The dictionary definition of success, per my quick Google search, is “the accomplishment of an aim or purpose.” The definition of successful: “accomplishing an aim or purpose.”
Nowhere in these definitions is there any hint of money, title, power, or so many of the other Americanized assumptions of success. But if success is about accomplishing an aim or purpose, is it fair to assume that everyone’s aim or purpose is to be a rich CEO with authority? Whose checklist are you following?
I was thinking recently—before turning to the digital dictionary and back when this post was only a couple jotted down notes on my whiteboard—that I was successful in friendship.
I reflecting on how fortunate I feel to have always been surrounded by a lot of really good people who have been kind to me and believed in me and made me, truly, the best version of myself. I wouldn’t have ever said I had “set out to achieve friendship” but somehow, as I’ve stumbled through life, by all definitions, I’d say I’m pretty successful at friendship.

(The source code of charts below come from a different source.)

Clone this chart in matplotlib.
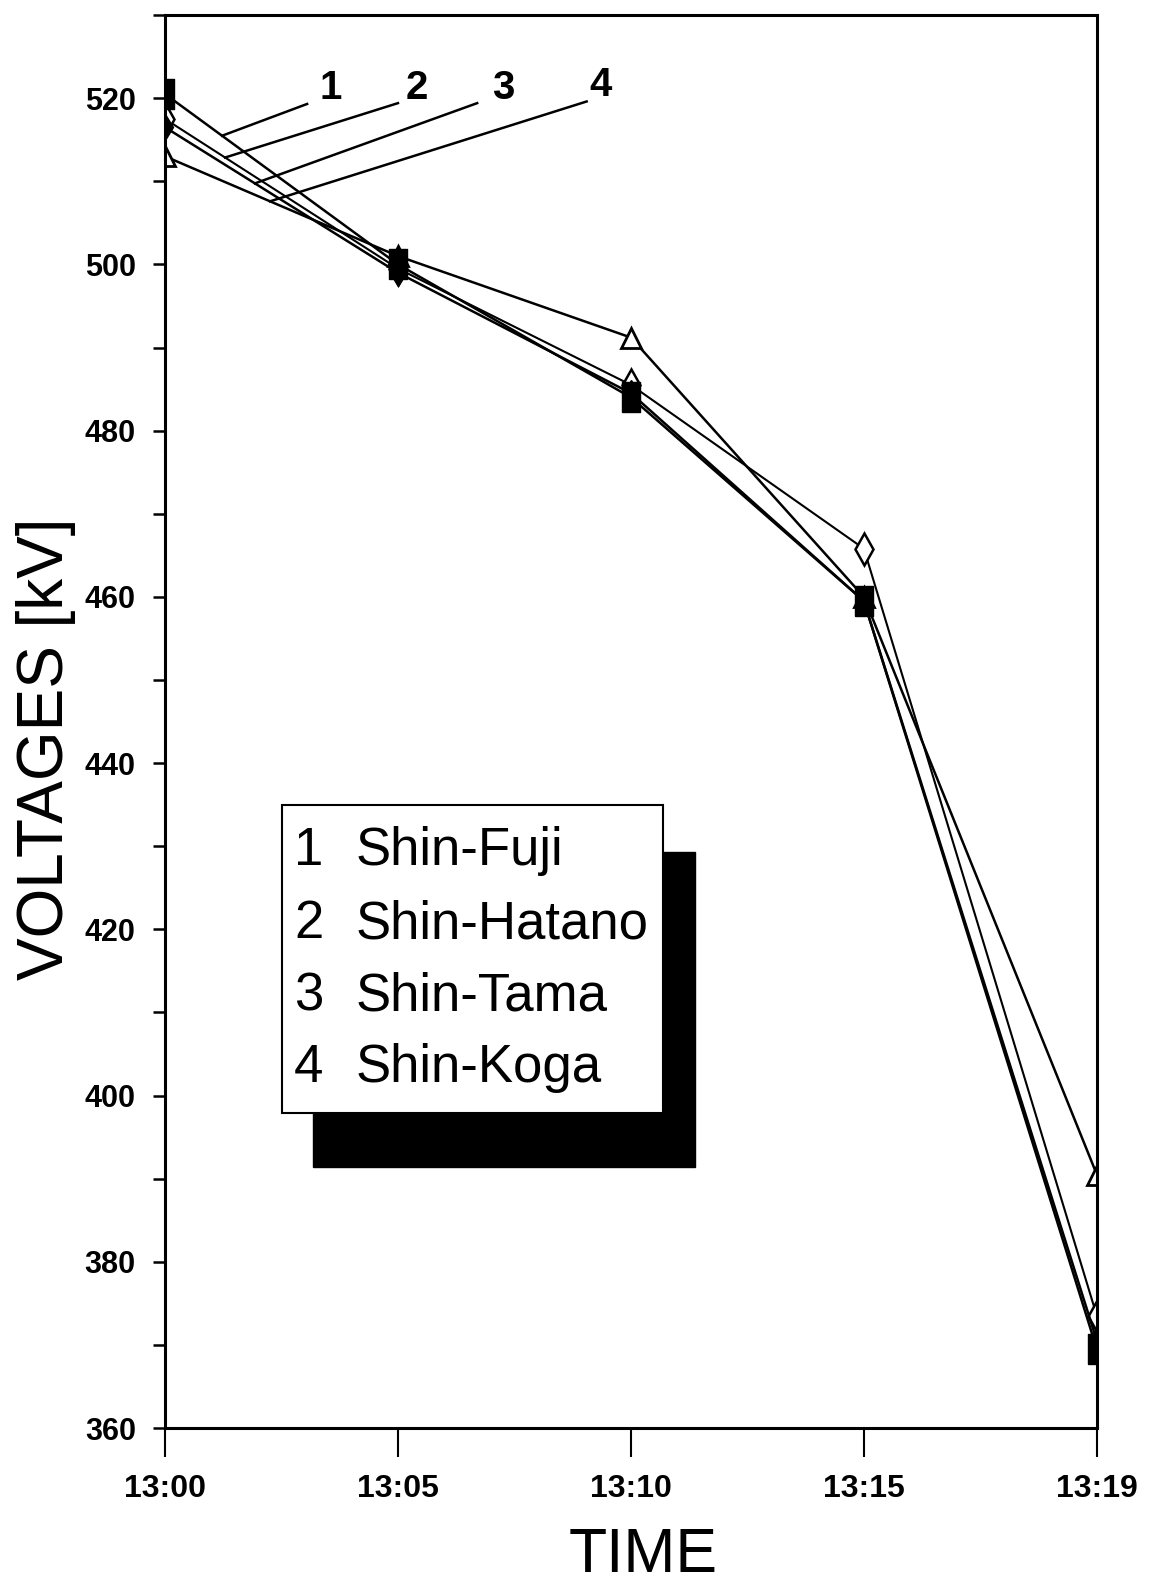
import matplotlib
matplotlib.use('Agg')
import matplotlib.pyplot as plt
import numpy as np
from matplotlib.patches import Rectangle
from matplotlib.ticker import MultipleLocator

plt.rcParams['font.family'] = ['Liberation Sans', 'DejaVu Sans']

times = ['13:00', '13:05', '13:10', '13:15', '13:19']
shin_fuji = [520.5, 500.0, 484.0, 459.5, 369.5]
shin_hatano = [517.5, 499.5, 485.5, 465.8, 373.5]
shin_tama = [516.5, 499.0, 484.5, 459.5, 370.5]
shin_koga = [513.0, 501.0, 491.2, 460.0, 390.5]
names = ['Shin-Fuji', 'Shin-Hatano', 'Shin-Tama', 'Shin-Koga']

x = np.arange(len(times))

fig = plt.figure(figsize=(11.57, 15.82), dpi=100)
ax = fig.add_axes([0.1426, 0.0973, 0.8054, 0.8932])

# tall rectangle marker (scan looks stretched vertically)
rect = [(-0.6, -1), (0.6, -1), (0.6, 1), (-0.6, 1), (-0.6, -1)]
ax.plot(x, shin_koga, color='black', lw=1.8, marker='^', ms=15, mfc='white', mec='black', mew=2, zorder=2)
ax.plot(x, shin_hatano, color='black', lw=1.5, marker='d', ms=16, mfc='white', mec='black', mew=1.8, zorder=2)
ax.plot(x, shin_tama, color='black', lw=1.8, marker='d', ms=13, mfc='black', mec='black', zorder=3)
ax.plot(x, shin_fuji, color='black', lw=1.8, marker=rect, ms=22, mfc='black', mec='black', zorder=3)

ax.set_xlim(0, 4)
ax.set_ylim(360, 530)
ax.set_xticks(x)
ax.set_xticklabels(times)
ax.yaxis.set_major_locator(MultipleLocator(20))
ax.yaxis.set_minor_locator(MultipleLocator(10))
ax.tick_params(axis='y', which='both', direction='out', length=9, width=1.8, pad=12,
               labelsize=22)
ax.tick_params(axis='x', direction='out', length=21, width=1.5, pad=12, labelsize=23)
for lab in ax.get_xticklabels() + ax.get_yticklabels():
    lab.set_fontweight('bold')
for sp in ax.spines.values():
    sp.set_linewidth(2.2)

fig.text(0.040, 0.5266, 'VOLTAGES [kV]', fontsize=46, rotation=90, ha='center', va='center')
fig.text(0.5557, 0.0065, 'TIME', fontsize=45, ha='center', va='baseline')

# numbered leader lines near 13:00
series = [shin_fuji, shin_hatano, shin_tama, shin_koga]
tip_x = [0.245, 0.258, 0.386, 0.451]
start = [(0.61, 519.3), (1.0, 519.4), (1.34, 519.4), (1.81, 519.6)]
num_pos = [(0.71, 519.9), (1.08, 519.9), (1.45, 519.9), (1.87, 520.2)]
for i, s in enumerate(series):
    ty = s[0] + (s[1] - s[0]) * tip_x[i]
    ax.plot([start[i][0], tip_x[i]], [start[i][1], ty], color='black', lw=1.8)
    ax.text(num_pos[i][0], num_pos[i][1], str(i + 1), fontsize=29, fontweight='bold',
            ha='center', va='baseline')

# boxed key with black drop shadow
ax.add_patch(Rectangle((0.1588, 0.1847), 0.4100, 0.2229, transform=ax.transAxes,
                       facecolor='black', edgecolor='black', zorder=4))
ax.add_patch(Rectangle((0.1255, 0.2229), 0.4088, 0.2180, transform=ax.transAxes,
                       facecolor='white', edgecolor='black', lw=1.5, zorder=5))
row_y = [0.3984, 0.3468, 0.2958, 0.2449]
for i, nm in enumerate(names):
    ax.text(0.1385, row_y[i], str(i + 1), transform=ax.transAxes, fontsize=38,
            va='baseline', ha='left', zorder=6)
    ax.text(0.2045, row_y[i], nm, transform=ax.transAxes, fontsize=38,
            va='baseline', ha='left', zorder=6)

fig.savefig('out.png', dpi=100)
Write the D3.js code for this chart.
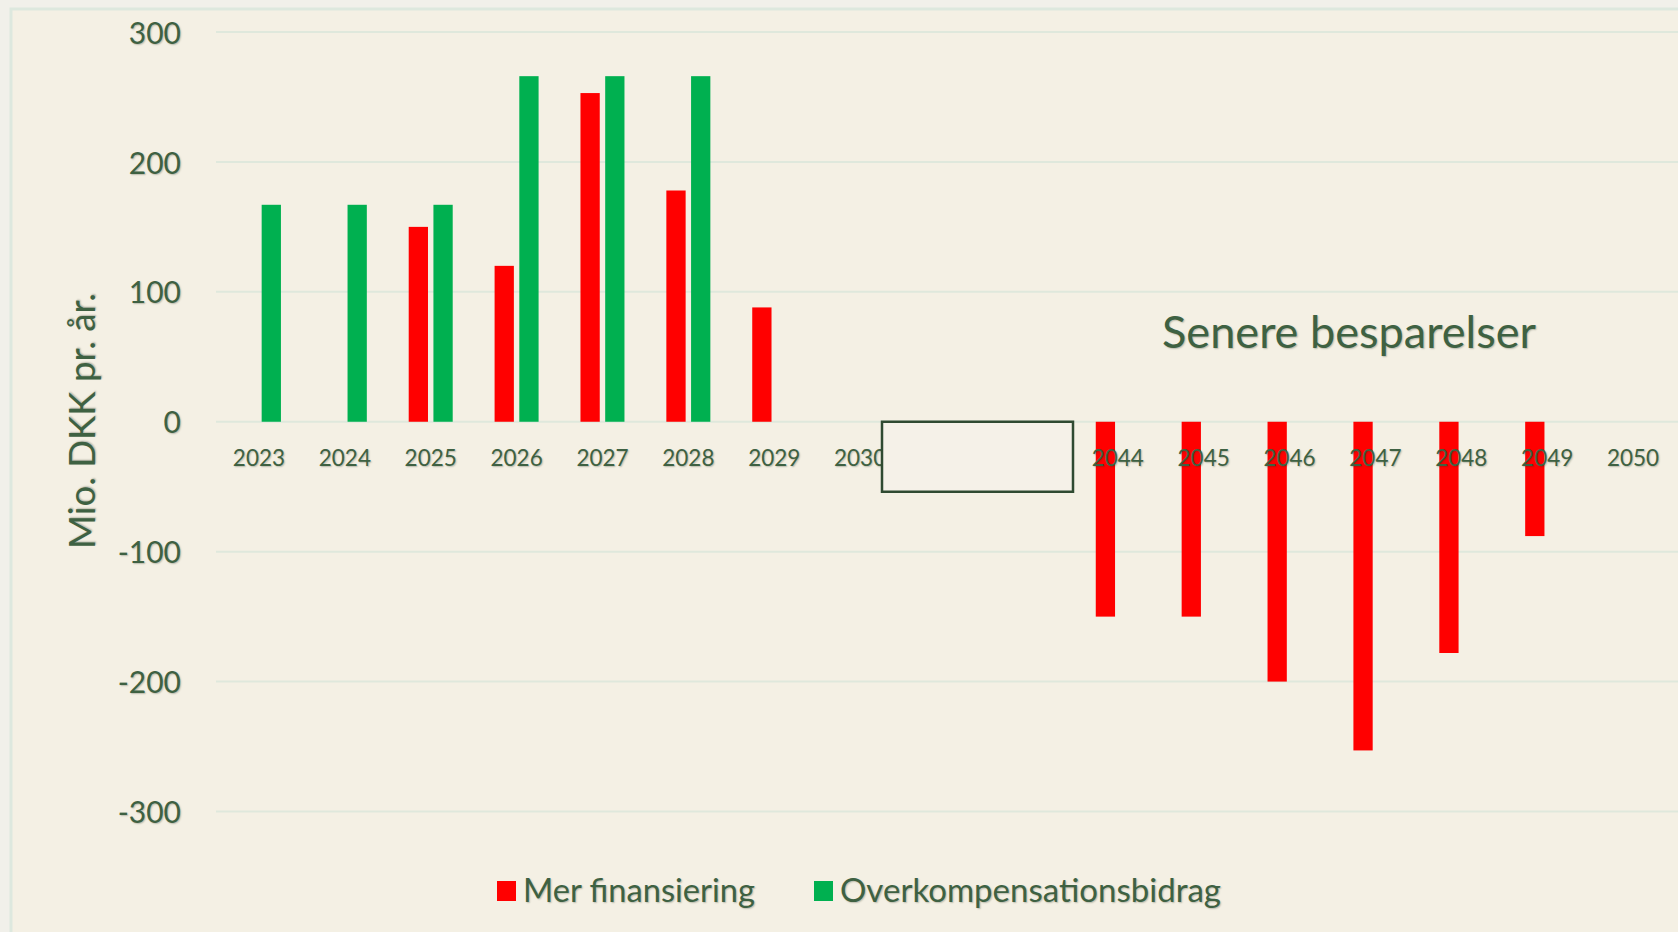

What if we redefined what we thought of as success? What if we built it off our own timelines and actual aspirations? That is not to say that you shouldn’t have career aspirations—but it is to say that you should make sure they are your aspirations. And that is also to say that that is only one marker for “a successful life.”
What would it look like to be successful in your love life or your non-romantic close interpersonal relationships? What would it look like to be successful in your health and physical and emotional wellbeing? In your hobbies? In your family life? In balance?
What if some days success is, at a core level, getting out of bed?
Don’t allow yourself to fall into the trap of someone else’s expectations. You’re allowed to make your own definition for success. You’re allowed to follow your own checklist.